Saved entries:
==========

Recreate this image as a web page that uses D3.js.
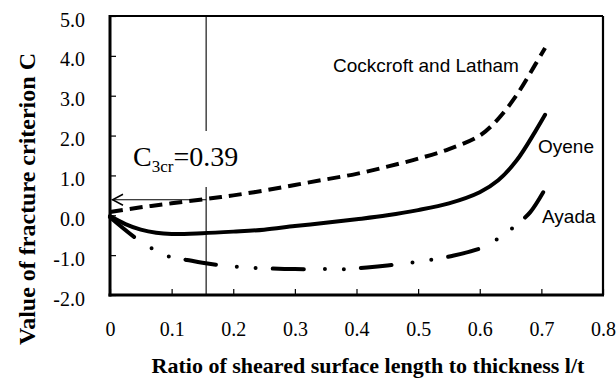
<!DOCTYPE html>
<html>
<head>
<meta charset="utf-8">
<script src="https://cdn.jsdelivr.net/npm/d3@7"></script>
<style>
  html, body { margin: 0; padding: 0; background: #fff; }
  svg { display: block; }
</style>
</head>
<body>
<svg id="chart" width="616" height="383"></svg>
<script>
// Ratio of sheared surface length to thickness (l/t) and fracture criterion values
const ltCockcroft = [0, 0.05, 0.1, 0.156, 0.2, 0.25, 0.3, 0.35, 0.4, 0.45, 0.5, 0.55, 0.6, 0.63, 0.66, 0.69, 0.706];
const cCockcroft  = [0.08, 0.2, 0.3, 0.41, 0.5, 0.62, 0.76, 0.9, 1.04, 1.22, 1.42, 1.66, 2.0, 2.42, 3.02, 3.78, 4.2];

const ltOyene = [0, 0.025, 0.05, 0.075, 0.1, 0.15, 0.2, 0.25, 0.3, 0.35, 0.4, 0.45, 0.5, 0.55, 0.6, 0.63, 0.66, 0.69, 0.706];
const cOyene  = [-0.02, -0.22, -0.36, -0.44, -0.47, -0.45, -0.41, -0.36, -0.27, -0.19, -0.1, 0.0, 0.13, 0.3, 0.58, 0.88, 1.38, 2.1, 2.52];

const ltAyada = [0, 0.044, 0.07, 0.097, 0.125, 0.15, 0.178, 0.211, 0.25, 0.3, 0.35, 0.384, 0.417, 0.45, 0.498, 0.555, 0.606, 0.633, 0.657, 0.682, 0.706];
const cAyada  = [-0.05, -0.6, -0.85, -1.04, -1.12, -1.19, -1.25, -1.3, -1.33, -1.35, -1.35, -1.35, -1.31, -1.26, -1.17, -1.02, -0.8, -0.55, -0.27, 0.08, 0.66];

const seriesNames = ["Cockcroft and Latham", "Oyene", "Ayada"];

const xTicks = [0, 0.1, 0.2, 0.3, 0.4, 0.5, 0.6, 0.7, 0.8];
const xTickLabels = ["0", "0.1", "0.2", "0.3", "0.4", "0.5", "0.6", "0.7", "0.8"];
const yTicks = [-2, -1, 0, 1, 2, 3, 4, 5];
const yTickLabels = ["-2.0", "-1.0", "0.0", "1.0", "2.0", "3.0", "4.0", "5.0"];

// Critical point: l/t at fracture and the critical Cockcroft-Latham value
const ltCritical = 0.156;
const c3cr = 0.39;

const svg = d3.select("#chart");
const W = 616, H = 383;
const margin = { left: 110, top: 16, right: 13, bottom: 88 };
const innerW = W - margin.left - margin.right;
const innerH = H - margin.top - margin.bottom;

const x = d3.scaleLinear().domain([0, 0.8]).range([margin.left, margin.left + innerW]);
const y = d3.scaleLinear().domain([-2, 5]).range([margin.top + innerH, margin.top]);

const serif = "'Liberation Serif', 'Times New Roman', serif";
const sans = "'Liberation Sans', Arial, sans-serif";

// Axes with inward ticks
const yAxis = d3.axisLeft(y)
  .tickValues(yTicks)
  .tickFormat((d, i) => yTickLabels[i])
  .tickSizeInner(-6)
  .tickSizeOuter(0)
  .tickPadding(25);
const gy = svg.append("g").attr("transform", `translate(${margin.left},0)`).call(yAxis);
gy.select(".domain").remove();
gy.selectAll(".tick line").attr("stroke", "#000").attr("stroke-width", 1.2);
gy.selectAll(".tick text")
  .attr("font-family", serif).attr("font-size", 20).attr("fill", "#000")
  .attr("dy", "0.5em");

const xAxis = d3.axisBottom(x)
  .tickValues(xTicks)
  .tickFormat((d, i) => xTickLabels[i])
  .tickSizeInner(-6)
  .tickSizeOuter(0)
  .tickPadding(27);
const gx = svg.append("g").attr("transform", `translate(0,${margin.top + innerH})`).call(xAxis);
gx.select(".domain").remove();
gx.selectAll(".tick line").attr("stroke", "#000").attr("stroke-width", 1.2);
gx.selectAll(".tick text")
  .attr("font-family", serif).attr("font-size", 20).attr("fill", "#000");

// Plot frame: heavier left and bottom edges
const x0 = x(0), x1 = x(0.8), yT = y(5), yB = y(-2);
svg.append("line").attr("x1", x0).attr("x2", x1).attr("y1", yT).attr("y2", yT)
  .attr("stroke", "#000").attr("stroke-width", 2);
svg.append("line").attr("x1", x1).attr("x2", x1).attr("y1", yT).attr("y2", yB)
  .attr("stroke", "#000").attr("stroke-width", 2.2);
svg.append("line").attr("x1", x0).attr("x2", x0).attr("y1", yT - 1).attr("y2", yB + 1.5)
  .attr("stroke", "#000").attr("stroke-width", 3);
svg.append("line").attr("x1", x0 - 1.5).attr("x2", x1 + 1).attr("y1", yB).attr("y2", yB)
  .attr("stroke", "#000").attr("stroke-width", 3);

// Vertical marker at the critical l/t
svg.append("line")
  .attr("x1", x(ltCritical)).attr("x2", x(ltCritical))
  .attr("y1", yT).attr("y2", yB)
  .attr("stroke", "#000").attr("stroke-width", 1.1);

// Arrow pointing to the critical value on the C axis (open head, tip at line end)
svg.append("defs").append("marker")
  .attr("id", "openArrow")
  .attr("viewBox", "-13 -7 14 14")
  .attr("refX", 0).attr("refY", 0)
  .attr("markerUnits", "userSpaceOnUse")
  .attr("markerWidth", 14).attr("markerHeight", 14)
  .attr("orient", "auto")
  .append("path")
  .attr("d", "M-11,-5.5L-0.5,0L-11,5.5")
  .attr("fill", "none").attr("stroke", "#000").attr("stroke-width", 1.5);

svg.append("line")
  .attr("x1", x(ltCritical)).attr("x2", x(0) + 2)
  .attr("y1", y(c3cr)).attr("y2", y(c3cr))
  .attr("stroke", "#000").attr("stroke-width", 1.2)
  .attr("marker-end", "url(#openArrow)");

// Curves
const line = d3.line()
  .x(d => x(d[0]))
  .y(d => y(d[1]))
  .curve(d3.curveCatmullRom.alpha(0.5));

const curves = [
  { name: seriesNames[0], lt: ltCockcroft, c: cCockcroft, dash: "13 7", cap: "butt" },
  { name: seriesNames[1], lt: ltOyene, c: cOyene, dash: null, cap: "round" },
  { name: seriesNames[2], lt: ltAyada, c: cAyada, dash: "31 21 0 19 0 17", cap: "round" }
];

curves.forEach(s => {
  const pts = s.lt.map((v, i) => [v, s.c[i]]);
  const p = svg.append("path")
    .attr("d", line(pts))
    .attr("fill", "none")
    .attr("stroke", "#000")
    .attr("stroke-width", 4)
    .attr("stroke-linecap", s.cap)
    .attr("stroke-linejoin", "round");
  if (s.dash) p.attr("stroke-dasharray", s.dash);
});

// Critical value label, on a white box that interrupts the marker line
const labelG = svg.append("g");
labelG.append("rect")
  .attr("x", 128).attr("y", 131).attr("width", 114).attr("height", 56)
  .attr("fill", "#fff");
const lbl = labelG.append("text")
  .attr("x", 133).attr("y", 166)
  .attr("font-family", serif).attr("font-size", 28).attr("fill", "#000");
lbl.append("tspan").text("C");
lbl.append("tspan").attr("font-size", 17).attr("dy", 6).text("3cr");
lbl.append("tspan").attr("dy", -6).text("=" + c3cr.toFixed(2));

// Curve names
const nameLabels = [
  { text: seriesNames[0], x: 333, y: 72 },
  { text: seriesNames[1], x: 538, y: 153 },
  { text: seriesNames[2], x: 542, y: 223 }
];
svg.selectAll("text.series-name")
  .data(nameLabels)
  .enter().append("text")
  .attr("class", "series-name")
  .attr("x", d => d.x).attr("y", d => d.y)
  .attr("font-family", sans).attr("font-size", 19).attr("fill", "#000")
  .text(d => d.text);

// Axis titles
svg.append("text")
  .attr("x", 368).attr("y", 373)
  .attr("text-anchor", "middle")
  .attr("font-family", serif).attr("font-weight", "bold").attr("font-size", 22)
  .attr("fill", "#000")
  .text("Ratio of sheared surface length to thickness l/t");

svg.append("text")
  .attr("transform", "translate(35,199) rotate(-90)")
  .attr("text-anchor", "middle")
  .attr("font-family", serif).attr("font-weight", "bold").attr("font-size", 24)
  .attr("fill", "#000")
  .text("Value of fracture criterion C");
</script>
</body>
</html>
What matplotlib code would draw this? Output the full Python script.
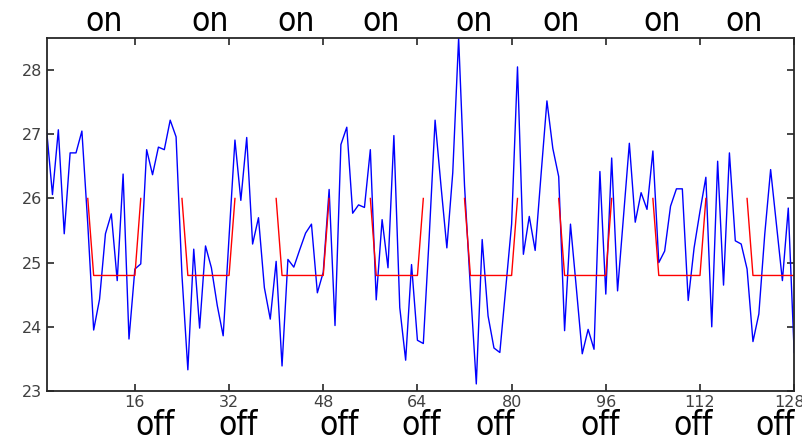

==========

### Task description
Please transcribe, word for word, every line from the first line of the records above through the line containing "1.38, 2.1, 2.52];", and leave out any pictures.

### Task result
Recreate this image as a web page that uses D3.js.
<!DOCTYPE html>
<html>
<head>
<meta charset="utf-8">
<script src="https://cdn.jsdelivr.net/npm/d3@7"></script>
<style>
  html, body { margin: 0; padding: 0; background: #fff; }
  svg { display: block; }
</style>
</head>
<body>
<svg id="chart" width="616" height="383"></svg>
<script>
// Ratio of sheared surface length to thickness (l/t) and fracture criterion values
const ltCockcroft = [0, 0.05, 0.1, 0.156, 0.2, 0.25, 0.3, 0.35, 0.4, 0.45, 0.5, 0.55, 0.6, 0.63, 0.66, 0.69, 0.706];
const cCockcroft  = [0.08, 0.2, 0.3, 0.41, 0.5, 0.62, 0.76, 0.9, 1.04, 1.22, 1.42, 1.66, 2.0, 2.42, 3.02, 3.78, 4.2];

const ltOyene = [0, 0.025, 0.05, 0.075, 0.1, 0.15, 0.2, 0.25, 0.3, 0.35, 0.4, 0.45, 0.5, 0.55, 0.6, 0.63, 0.66, 0.69, 0.706];
const cOyene  = [-0.02, -0.22, -0.36, -0.44, -0.47, -0.45, -0.41, -0.36, -0.27, -0.19, -0.1, 0.0, 0.13, 0.3, 0.58, 0.88, 1.38, 2.1, 2.52];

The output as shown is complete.